If people in the running to work for Trump had a lick of sense, they would surely see the risk here, and pick this time for a long vacation, early retirement, or to start that carpentry business they've always wanted. Even if your own history is in order, it's a near certainty that Trump will flip out and fire you after a few months anyway.

But the awesome corruption in the American elite probably also explains why people keep signing up to serve in Trump's administration, despite it being a career meatgrinder that will probably besmirch the reputations of all who worked for it as long as they live. Corrupt people are not usually very good at resisting offers for power, nor perceiving when it is sensible to keep one's head down and out of the news.

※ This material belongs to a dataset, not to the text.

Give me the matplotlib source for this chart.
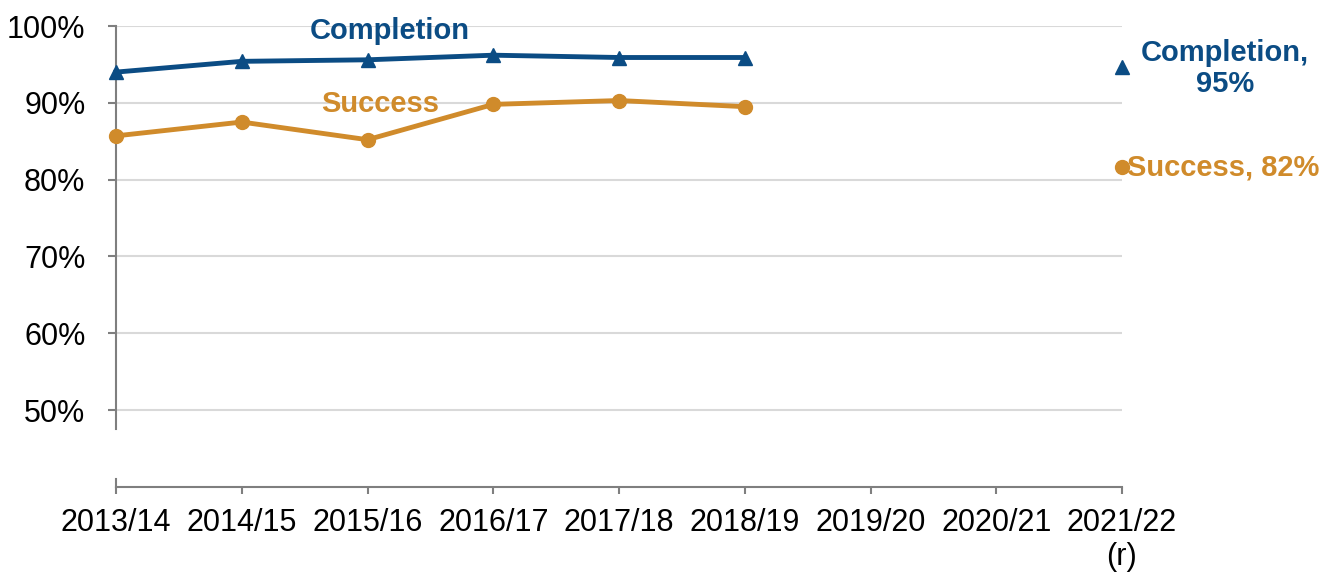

Jackson probably isn't the last unqualified schmuck who will end up infamous and disgraced as part of this administration.

To look on the bright side, one unintended side benefit of the Trump presidency may turn out to be a long-overdue look at America's corruption problem. I would bet quite a lot of money that if one were to turn a high-powered spotlight on the financial and ethical practices of the whole top rank of American politics (liberals and conservatives alike), one would turn up a whole lot of serious impropriety. One person who went down as a result of Clinton losing, for example, was top Democratic lobbyist and fundraiser Tony Podesta (brother to Clinton campaign chair John Podesta), who was caught up in the Mueller probe and lost his business as a result.

It's a reminder that even after Trump is gone, America will still need a real anti-corruption drive to restore anything like clean government.